The Wax Label Sessions
Grizzled survivors of the 78-rpm era and the early days of LPs may remember the Wax label, but this music is likely to come as a surprise to most listeners. It was made in 1947, the year that bassist Al Hall ran the little company in New York and recruited some of the best mainstream players of the day to record for it. Ben Webster's tenor saxophone is prominent in two quintets: his own and one led by Hall. The Hall session has Webster at his peak of gruff powerhouse swing on "Rose of the Rio Grande" and rhapsodic on a superb version of Benny Carter's "Blues in My Heart." The trumpeter in Hall's band is Dick Vance, a nearly forgotten hero of the swing era.
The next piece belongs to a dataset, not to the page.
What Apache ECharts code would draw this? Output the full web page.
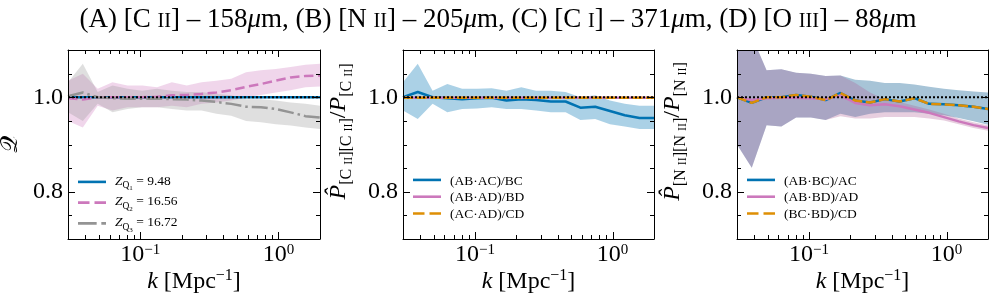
<!DOCTYPE html>
<html>
<head>
<meta charset="utf-8">
<script src="https://cdn.jsdelivr.net/npm/echarts@6/dist/echarts.min.js"></script>
<style>html,body{margin:0;padding:0;background:#fff}#chart{width:996px;height:307px}</style>
</head>
<body>
<div id="chart"></div>
<script>
// ---------------- data ----------------
const kBins = [0.0300, 0.0384, 0.0492, 0.0630, 0.0807, 0.1033, 0.1323, 0.1694, 0.2170,
               0.2779, 0.3558, 0.4557, 0.5836, 0.7473, 0.9570, 1.2255, 1.5694, 2.0000];

// Panel A : Q
const p1Blue   = [1.000,1.000,1.000,1.000,1.000,1.000,1.000,1.000,1.000,1.000,1.000,1.000,1.000,1.000,1.000,1.000,1.000,1.000];
const p1Pink   = [0.998,0.995,1.000,1.000,1.000,1.000,1.001,1.004,1.005,1.007,1.010,1.015,1.022,1.028,1.035,1.042,1.045,1.046];
const p1PinkLo = [0.950,0.936,0.982,0.972,0.979,0.979,0.979,0.982,0.979,0.986,0.989,0.993,1.000,1.005,1.010,1.015,1.021,1.023];
const p1PinkHi = [1.035,1.050,1.018,1.032,1.025,1.025,1.021,1.032,1.025,1.032,1.035,1.039,1.053,1.057,1.060,1.064,1.069,1.071];
const p1Grey   = [1.002,1.010,1.000,0.998,0.997,0.997,0.997,0.996,0.995,0.993,0.990,0.986,0.980,0.979,0.975,0.968,0.960,0.957];
const p1GreyLo = [0.968,0.950,0.986,0.968,0.975,0.979,0.979,0.975,0.972,0.972,0.965,0.961,0.950,0.947,0.943,0.940,0.936,0.933];
const p1GreyHi = [1.032,1.071,1.011,1.025,1.018,1.014,1.018,1.014,1.011,1.011,1.007,1.004,0.996,0.996,0.993,0.989,0.986,0.982];

// Panel B : P[CII][CII]/P[CII]
const p2Blue   = [1.000,1.011,1.000,0.998,0.996,0.998,0.999,0.993,0.996,0.994,0.991,0.991,0.978,0.980,0.971,0.962,0.956,0.956];
const p2BlueLo = [0.972,0.954,0.986,0.968,0.975,0.976,0.979,0.975,0.975,0.972,0.968,0.968,0.952,0.954,0.943,0.938,0.933,0.933];
const p2BlueHi = [1.032,1.071,1.014,1.028,1.018,1.018,1.019,1.014,1.021,1.014,1.014,1.011,1.000,1.004,0.993,0.986,0.982,0.982];
const p2Pink   = [0.999,0.999,0.999,0.999,0.999,0.999,0.999,0.999,0.999,0.999,0.999,0.999,0.999,0.999,0.999,0.999,0.999,0.999];
const p2Orange = [0.999,0.999,0.999,0.999,0.999,0.999,0.999,0.999,0.999,0.999,0.999,0.999,0.999,0.999,0.999,0.999,0.999,0.999];

// Panel C : P[NII][NII]/P[NII]
const p3Blue   = [1.000,0.988,1.000,1.000,1.005,1.001,0.994,1.009,0.993,0.989,0.996,0.991,0.998,0.986,0.985,0.983,0.980,0.975];
const p3BlueLo = [0.900,0.851,0.941,0.938,0.957,0.957,0.952,0.965,0.958,0.965,0.968,0.968,0.968,0.965,0.962,0.956,0.949,0.942];
const p3BlueHi = [1.120,1.130,1.057,1.059,1.052,1.050,1.045,1.046,1.037,1.035,1.030,1.030,1.027,1.022,1.018,1.015,1.012,1.010];
const p3Pink   = [1.000,0.994,0.998,0.999,0.999,0.998,0.996,1.004,0.988,0.983,0.985,0.981,0.974,0.967,0.958,0.949,0.941,0.935];
const p3PinkLo = [0.900,0.851,0.941,0.938,0.957,0.957,0.952,0.960,0.955,0.955,0.958,0.958,0.958,0.955,0.951,0.943,0.935,0.929];
const p3PinkHi = [1.120,1.130,1.057,1.059,1.052,1.050,1.045,1.046,1.030,1.010,0.995,0.990,0.982,0.974,0.965,0.955,0.947,0.941];
const p3Orange = [1.000,0.988,1.000,1.000,1.005,1.001,0.994,1.009,0.993,0.989,0.996,0.991,0.998,0.986,0.985,0.983,0.980,0.975];

const refLine = [1.0, 1.0];

// ticks / labels
const xTickLabels  = [0.1, 1];
const xMinorTicks  = [0.03,0.04,0.05,0.06,0.07,0.08,0.09,0.2,0.3,0.4,0.5,0.6,0.7,0.8,0.9,2];
const yTickLabels  = [0.8, 1.0];
const yMinorTicks  = [0.75,0.85,0.9,0.95,1.05];
const kRange = [0.03, 2.0];
const yRange = [0.7, 1.1];

const legend1 = ['ZQ1','ZQ2','ZQ3'];
const legend1Text = {ZQ1:['1','9.48'], ZQ2:['2','16.56'], ZQ3:['3','16.72']};
const legend2 = ['(AB·AC)/BC','(AB·AD)/BD','(AC·AD)/CD'];
const legend3 = ['(AB·BC)/AC','(AB·BD)/AD','(BC·BD)/CD'];

// ---------------- styling ----------------
const FONT = 'Liberation Serif';
const C_BLUE = '#0173b2', C_PINK = '#cc78bc', C_GREY = '#949494', C_ORANGE = '#de8f05';
function tk(fs, d, B, extra) {
  const p0 = Math.max(0, B + d - 0.84 * fs);
  return Object.assign({fontFamily: FONT, fontSize: fs, fontWeight: 'normal', color: '#000',
                        verticalAlign: 'top', padding: [p0, 0, 0, 0]}, extra || {});
}
const IT = {fontStyle: 'italic'};
const TF = 27;
const titleRich = {t: tk(TF,0,TF), sc: tk(TF*0.75,0,TF), it: tk(TF,0,TF,IT)};
const xLabRich  = {b: tk(24,0,24), sup: tk(15,-8,24)};
const xNameRich = {it: tk(24,0,24,IT), b: tk(24,0,24), sup: tk(16,-9,24)};
const yNameRich = {it: tk(24,0,24,IT), b: tk(24,0,24), sub: tk(16,6,24), subsc: tk(12,6,24), cal: tk(24,0,24),
                   gap: Object.assign(tk(24,0,24), {width: 26})};
const legRich   = {b: tk(13.5,0,13.5), it: tk(13.5,0,13.5,IT), sub: tk(9.5,3.5,13.5), ssub: tk(7,5.5,13.5),
                   sp: Object.assign(tk(13.5,0,13.5), {width: 4})};

const titleText = '{t|(A) [C }{sc|II}{t|] – 158}{it|μ}{t|m, (B) [N }{sc|II}{t|] – 205}{it|μ}{t|m, (C) [C }{sc|I}{t|] – 371}{it|μ}{t|m, (D) [O }{sc|III}{t|] – 88}{it|μ}{t|m}';
const xNameText = '{it|k}{b| [Mpc}{sup|−1}{b|]}';
const yNames = [
  '{cal|𝒬}',
  '{gap| }{it|P̂}{sub|[C }{subsc|II}{sub|][C }{subsc|II}{sub|]}{b|/}{it|P}{sub|[C }{subsc|II}{sub|]}',
  '{gap| }{it|P̂}{sub|[N }{subsc|II}{sub|][N }{subsc|II}{sub|]}{b|/}{it|P}{sub|[N }{subsc|II}{sub|]}'
];

const grids = [
  {left: 68,  top: 50, width: 252, height: 189, outerBoundsMode: 'none', containLabel: false},
  {left: 403, top: 50, width: 251, height: 189, outerBoundsMode: 'none', containLabel: false},
  {left: 737, top: 50, width: 251, height: 189, outerBoundsMode: 'none', containLabel: false}
];

const pairs = arr => kBins.map((k, i) => [k, arr[i]]);

// shaded band between lo and hi, drawn through the axes' scales (api.coord)
function band(id, gi, lo, hi, color) {
  return {
    type: 'custom', name: id, xAxisIndex: 2*gi, yAxisIndex: 2*gi, z: 1, silent: true, clip: true,
    dimensions: ['k', 'lo', 'hi'], encode: {x: 0, y: [1, 2]},
    data: kBins.map((k, i) => [k, lo[i], hi[i]]),
    renderItem: function (params, api) {
      if (params.dataIndexInside !== 0) return;
      const n = params.dataInsideLength || kBins.length;
      const up = [], dn = [];
      for (let i = 0; i < n; i++) {
        up.push(api.coord([api.value(0, i), api.value(2, i)]));
        dn.push(api.coord([api.value(0, i), api.value(1, i)]));
      }
      const cs = params.coordSys;
      return {
        type: 'polygon', shape: {points: up.concat(dn.reverse())}, style: {fill: color},
        clipPath: {type: 'rect', shape: {x: cs.x, y: cs.y, width: cs.width, height: cs.height}}
      };
    }
  };
}
function line(name, gi, arr, color, type, z) {
  return {type: 'line', name: name, xAxisIndex: 2*gi, yAxisIndex: 2*gi, data: pairs(arr), symbol: 'none',
          color: color, itemStyle: {color: color}, silent: true, z: z || 3,
          lineStyle: {color: color, width: 2.5, type: type || 'solid', cap: 'butt'}};
}
function refSeries(gi) {
  return {type: 'line', name: 'ref' + gi, xAxisIndex: 2*gi, yAxisIndex: 2*gi,
          data: [[kBins[0], refLine[0]], [kBins[kBins.length-1], refLine[1]]], symbol: 'none', silent: true, z: 5,
          lineStyle: {color: '#000', width: 2, type: [2, 2], cap: 'butt'}};
}
function tickSeries(gi) {
  const data = [];
  xTickLabels.forEach(v => data.push([v, 1.0, 0]));
  xMinorTicks.forEach(v => data.push([v, 1.0, 1]));
  yTickLabels.forEach(v => data.push([0.1, v, 2]));
  yMinorTicks.forEach(v => data.push([0.1, v, 3]));
  return {
    type: 'custom', name: 'ticks' + gi, xAxisIndex: 2*gi, yAxisIndex: 2*gi, z: 12, silent: true, clip: false,
    dimensions: ['x', 'y', 'kind'], encode: {x: 0, y: 1}, data: data,
    renderItem: function (params, api) {
      const cs = params.coordSys;
      const kind = api.value(2);
      const p = api.coord([api.value(0), api.value(1)]);
      const st = {stroke: '#000', lineWidth: 1};
      const L = (kind === 0 || kind === 2) ? 7 : 4;
      if (kind < 2) {
        const x = Math.round(p[0]) + 0.5;
        return {type: 'group', children: [
          {type: 'line', shape: {x1: x, y1: cs.y + cs.height, x2: x, y2: cs.y + cs.height - L}, style: st},
          {type: 'line', shape: {x1: x, y1: cs.y, x2: x, y2: cs.y + L}, style: st}
        ]};
      }
      const y = Math.round(p[1]) + 0.5;
      return {type: 'group', children: [
        {type: 'line', shape: {x1: cs.x, y1: y, x2: cs.x + L, y2: y}, style: st},
        {type: 'line', shape: {x1: cs.x + cs.width, y1: y, x2: cs.x + cs.width - L, y2: y}, style: st}
      ]};
    }
  };
}

const axisLine = {show: true, onZero: false, lineStyle: {color: '#000', width: 1}};
const xAxes = [], yAxes = [];
grids.forEach((g, gi) => {
  xAxes.push({
    type: 'log', logBase: 10, gridIndex: gi, position: 'bottom', min: kRange[0], max: kRange[1], z: 10,
    axisLine: axisLine, axisTick: {show: false}, splitLine: {show: false}, minorTick: {show: false},
    axisLabel: {
      margin: 0, rich: xLabRich,
      formatter: function (v) {
        const e = Math.log10(v), r = Math.round(e);
        if (Math.abs(e - r) > 1e-6 || !xTickLabels.some(t => Math.abs(t - v) < 1e-9)) return '';
        return '{b|10}{sup|' + (r < 0 ? '−' + (-r) : String(r)) + '}';
      }
    },
    name: xNameText, nameLocation: 'middle', nameGap: 27, nameMoveOverlap: false, nameTextStyle: {rich: xNameRich}
  });
  xAxes.push({
    type: 'log', logBase: 10, gridIndex: gi, position: 'top', min: kRange[0], max: kRange[1], z: 10,
    axisLine: axisLine, axisTick: {show: false}, axisLabel: {show: false}, splitLine: {show: false}
  });
  yAxes.push({
    type: 'value', gridIndex: gi, position: 'left', min: yRange[0], max: yRange[1], interval: 0.1, z: 10,
    axisLine: axisLine, axisTick: {show: false}, splitLine: {show: false},
    axisLabel: {
      margin: 5, fontFamily: FONT, fontSize: 24, color: '#000',
      formatter: v => yTickLabels.some(t => Math.abs(t - v) < 1e-6) ? v.toFixed(1) : ''
    },
    name: yNames[gi], nameLocation: 'middle', nameGap: gi === 0 ? 45 : 48, nameMoveOverlap: false,
    nameTextStyle: {rich: yNameRich}
  });
  yAxes.push({
    type: 'value', gridIndex: gi, position: 'right', min: yRange[0], max: yRange[1], interval: 0.1, z: 10,
    axisLine: axisLine, axisTick: {show: false}, axisLabel: {show: false}, splitLine: {show: false}
  });
});

const ICON_SOLID = 'path://M0 0H28V2.6H0Z';
const ICON_DASH  = 'path://M0 0H11.5V2.6H0Z M16.5 0H28V2.6H16.5Z';
const ICON_DDOT  = 'path://M0 0H18V2.6H0Z M22.5 0H27V2.6H22.5Z';

function legendCfg(left, items, icons, fmt) {
  return {
    left: left, top: 174, orient: 'vertical', selectedMode: false,
    itemWidth: 28, itemHeight: 2.6, itemGap: 2.8, symbolKeepAspect: false, padding: 0,
    data: items.map((n, i) => ({name: n, icon: icons[i]})),
    formatter: fmt, textStyle: {rich: legRich}
  };
}

const series = [
  band('b1p', 0, p1PinkLo, p1PinkHi, 'rgba(204,120,188,0.30)'),
  band('b1g', 0, p1GreyLo, p1GreyHi, 'rgba(148,148,148,0.30)'),
  line('ZQ1', 0, p1Blue, C_BLUE), line('ZQ2', 0, p1Pink, C_PINK, [9.5, 4.5]), line('ZQ3', 0, p1Grey, C_GREY, [16, 4, 2.5, 4]),
  refSeries(0), tickSeries(0),
  band('b2b', 1, p2BlueLo, p2BlueHi, 'rgba(1,115,178,0.33)'),
  line(legend2[0], 1, p2Blue, C_BLUE), line(legend2[1], 1, p2Pink, C_PINK), line(legend2[2], 1, p2Orange, C_ORANGE, [10, 3.5]),
  refSeries(1), tickSeries(1),
  band('b3b', 2, p3BlueLo, p3BlueHi, 'rgb(167,196,215)'),
  band('b3p', 2, p3PinkLo, p3PinkHi, 'rgba(177,93,148,0.30)'),
  line(legend3[0], 2, p3Blue, C_BLUE), line(legend3[1], 2, p3Pink, C_PINK), line(legend3[2], 2, p3Orange, C_ORANGE, [10, 3.5]),
  refSeries(2), tickSeries(2)
];

const option = {
  animation: false,
  backgroundColor: '#fff',
  title: {text: titleText, left: 'center', top: 2, padding: 0, textStyle: {rich: titleRich}},
  grid: grids,
  xAxis: xAxes,
  yAxis: yAxes,
  legend: [
    legendCfg(78, legend1, [ICON_SOLID, ICON_DASH, ICON_DDOT],
      n => '{sp| }{it|Z}{sub|Q}{ssub|' + legend1Text[n][0] + '}{b| = ' + legend1Text[n][1] + '}'),
    legendCfg(413, legend2, [ICON_SOLID, ICON_SOLID, ICON_DASH], n => '{sp| }{b|' + n + '}'),
    legendCfg(747, legend3, [ICON_SOLID, ICON_SOLID, ICON_DASH], n => '{sp| }{b|' + n + '}')
  ],
  series: series
};

const chart = echarts.init(document.getElementById('chart'), null, {renderer: 'canvas'});
chart.setOption(option);
</script>
</body>
</html>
In Webster's quintet, Vance's counterpart is Bill Coleman, another prominent soloist rarely mentioned today. He is delightful in solo, and in unison with Webster on the quasi-boppish line fashioned for an uptempo treatment of Irving Berlin's "All Alone." One of the many rewards of this collection is that on half the tracks the drummer is Denzil Best, one of the instrument's greatest brush artists. Another highlight is that Jimmy Jones, a pianist of exquisite touch and harmonic sense, is featured extensively.
Ellingtonians abound, among them Johnny Hodges, Harry Carney, Lawrence Brown, Billy Strayhorn and Otto Hardwick. Hodges' unusual slow treatment of "You're Driving Me Crazy" and Brown's sensuous reading of the melody of Carter's "Key Largo" are highlights of this welcome CD.